A primeira grande estreia pós Covid-19 é da Netflix, mais uma vez a apostar em oferecer liberdade aos grandes realizadores para fazerem o seu trabalho de forma livre, autonoma e no seu maior esplendor. Quem seria um realizador mais relevante nesta altura que Spike Lee, que construiu a sua carreira, focado no objetivo de expor a opressão e dificuldades vividas pela comunidade Afro-Americana.
Quatro veteranos afro-americanos da guerra do Vietname voltam ao país em busca dos restos mortais do líder do seu esquadrão Stormin’ Norm (Chadwick Boseman). No entanto, levam ainda uma missão secreta: recuperar o ouro que lá enterraram 50 anos antes, encontrado durante a missão que acabou por levar Norm.
Ao ouvir Spike Lee falar sobre o que pretendia de Da 5 Bloods, consigo dizer que o objetivo foi parcialmente cumprido. Oferecer a perspetiva afro-americana na guerra do Vietname foi uma coisa que o mundo do cinema, até agora, ainda não tinha abordado – pelo menos a um ponto tão incisivo, diga-se.
A comunidade que representava 10% da população norte-americana, mas que representava 33% dos soldados a combater na “Guerra Americana”, viam-se ainda a lutar pela igualdade no seu próprio país, poucos anos depois do fim das Leis de Jim Crow, enquanto morriam numa guerra que pouca ou nenhuma razão tinha para ter envolvimento americano. Citando Apocalypse Now: “you (Estados Unidos) are fighting for the greatest nothing in History.”
Esse conflito interior provém das cenas de flashback, uma consideravelmente poderosa quando os cinco soldados são informados do assassinato do Dr. Martin Luther King Jr. E ali estão eles, a milhares de quilómetros de distância, numa guerra que não é deles, enquanto a sua casa arde e o seu país lhes cospe na cara. Isto é a facilmente a temática mais densa e interessante do filme e tenho pena que não tenha tido mais foco nela.
Porque Da 5 Bloods muda várias vezes o rumo da história, para linhas bem menos interessantes e que desviam daquilo que –supostamente– devia ser o objetivo. Bastava que apenas um dos plots, os restos mortais ou o ouro, fosse utilizado e para mim o filme teria outro tipo de impacto no fim. Pessoalmente, preferia ver menos a inspiração do guião original em Treasure of Sierra Madre (1948) e mais daquilo que Lee fez na primeira metade do filme.
Estas mudanças na história fazem a peça parecer demasiado longa, não me parece sequer que justifique as 2h30, mesmo com as duas linhas narrativas e retira imenso da experiência geral que se obtém aquando o climax.

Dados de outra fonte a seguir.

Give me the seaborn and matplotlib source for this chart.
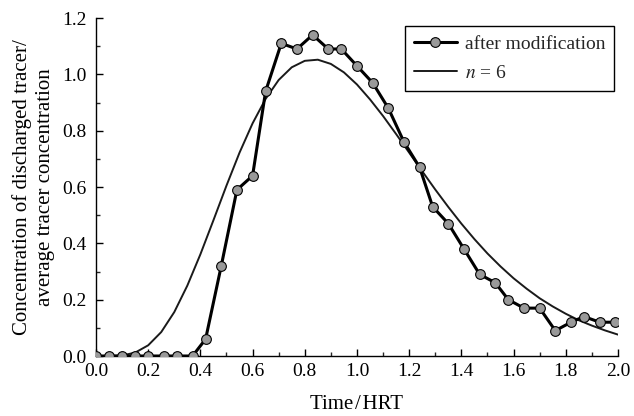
import matplotlib
matplotlib.use("Agg")
import matplotlib.pyplot as plt
import seaborn as sns
import pandas as pd
from matplotlib.ticker import MultipleLocator

# measured tracer response (after modification)
time_meas = [0.00, 0.05, 0.10, 0.15, 0.20, 0.26, 0.31, 0.37, 0.42, 0.48,
             0.54, 0.60, 0.65, 0.71, 0.77, 0.83, 0.89, 0.94, 1.00, 1.06,
             1.12, 1.18, 1.24, 1.29, 1.35, 1.41, 1.47, 1.53, 1.58, 1.64,
             1.70, 1.76, 1.82, 1.87, 1.93, 1.99]
conc_meas = [0.00, 0.00, 0.00, 0.00, 0.00, 0.00, 0.00, 0.00, 0.06, 0.32,
             0.59, 0.64, 0.94, 1.11, 1.09, 1.14, 1.09, 1.09, 1.03, 0.97,
             0.88, 0.76, 0.67, 0.53, 0.47, 0.38, 0.29, 0.26, 0.20, 0.17,
             0.17, 0.09, 0.12, 0.14, 0.12, 0.12]

# tanks-in-series curve (n = 6)
time_model = [0.00, 0.05, 0.10, 0.15, 0.20, 0.25, 0.30, 0.35, 0.40, 0.45,
              0.50, 0.55, 0.60, 0.65, 0.70, 0.75, 0.80, 0.85, 0.90, 0.95,
              1.00, 1.05, 1.10, 1.15, 1.20, 1.25, 1.30, 1.35, 1.40, 1.45,
              1.50, 1.55, 1.60, 1.65, 1.70, 1.75, 1.80, 1.85, 1.90, 1.95,
              2.00]
conc_model = [0.000, 0.000, 0.002, 0.012, 0.038, 0.085, 0.156, 0.250, 0.361, 0.482,
              0.605, 0.722, 0.826, 0.913, 0.980, 1.025, 1.048, 1.052, 1.037, 1.007,
              0.964, 0.911, 0.852, 0.788, 0.722, 0.656, 0.591, 0.529, 0.470, 0.415,
              0.364, 0.318, 0.276, 0.239, 0.205, 0.176, 0.150, 0.127, 0.108, 0.091,
              0.076]

meas = pd.DataFrame({"t": time_meas, "c": conc_meas})
model = pd.DataFrame({"t": time_model, "c": conc_model})

sns.set_theme(style="ticks")
plt.rcParams["font.family"] = ["Liberation Serif", "DejaVu Serif"]
plt.rcParams["mathtext.fontset"] = "stix"

fig = plt.figure(figsize=(6.34, 4.16), dpi=100)
ax = fig.add_axes([0.1514, 0.1442, 0.8233, 0.8125])

sns.lineplot(data=model, x="t", y="c", ax=ax, color="#1a1a1a", linewidth=1.4,
             label="$n$ = 6", zorder=2)
sns.lineplot(data=meas, x="t", y="c", ax=ax, color="black", linewidth=2.2,
             marker="o", markersize=7, markerfacecolor="#999999",
             markeredgecolor="black", markeredgewidth=0.8,
             label="after modification", zorder=3)

ax.set_xlim(0, 2.0)
ax.set_ylim(0, 1.2)
ax.xaxis.set_major_locator(MultipleLocator(0.2))
ax.xaxis.set_minor_locator(MultipleLocator(0.1))
ax.yaxis.set_major_locator(MultipleLocator(0.2))
ax.yaxis.set_minor_locator(MultipleLocator(0.1))
ax.xaxis.set_major_formatter(plt.FormatStrFormatter("%.1f"))
ax.yaxis.set_major_formatter(plt.FormatStrFormatter("%.1f"))
ax.tick_params(which="major", direction="in", length=5, width=1, labelsize=14,
               colors="black")
ax.tick_params(which="minor", direction="in", length=3, width=1)
ax.tick_params(axis="y", which="major", pad=7)
ax.tick_params(axis="x", which="major", pad=5)

for s in ["top", "right"]:
    ax.spines[s].set_visible(False)
for s in ["left", "bottom"]:
    ax.spines[s].set_color("black")
    ax.spines[s].set_linewidth(1)

ax.set_xlabel("Time\u200a/\u200aHRT", fontsize=15, color="black", labelpad=11)
ax.set_ylabel("Concentration of discharged tracer/\naverage tracer concentration",
              fontsize=15, color="black", labelpad=5, linespacing=1.25)

handles, labels = ax.get_legend_handles_labels()
leg = ax.legend(handles[::-1], labels[::-1], loc="upper right",
                bbox_to_anchor=(0.992, 0.975), borderaxespad=0, fontsize=14,
                frameon=True, fancybox=False, edgecolor="black",
                handlelength=2.2, handletextpad=0.4, labelspacing=0.6,
                borderpad=0.45)
leg.get_frame().set_linewidth(1)
leg.get_frame().set_alpha(1)

fig.savefig("out.png", dpi=100)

Ainda assim, uma coisa é certa, a realização de Spike Lee sente-se cada vez mais refinada e ousada, embora sempre um tanto familiar. As mudanças de formato para separar períodos do tempo, a utilização de imagens de arquivo ou fotografias a meio do filme ou até uma escolha pouco ortodoxa no que toca a flashbacks, são lembretes constantes que isto é cinema e não a vida real, mas que isso não torna as histórias ali contadas menos verdadeiras. É uma dicotomia interessante, embora também sinto que sirva para desculpar algumas coincidências estranhas que fazem andar com a história para a frente.
A qualidade do elenco também ajuda, especialmente Delroy Lindo, que interpreta um veterano com PTSD apoiante de Donald Trump quase como que uma manifestação de um dos possíveis resultados que a frustração do povo afro-americano pode ter em si mesmo. É possível virmos a ouvir falar de Delroy pela altura em que começarmos a discutir os prémios da Academia, e faz sentido.
Como sempre, independentemente dos seus problemas, os filmes de Spike Lee continuam a merecer ser vistos e apreciados por aquilo que são (a maioria). São exposições de histórias que tantas vezes ficam esquecidas no espaço e no tempo, que é da maior importância, ainda mais numa altura tão atribulada com esta, que sejam lembradas, pensadas e, esperemos nós, irrepetíveis.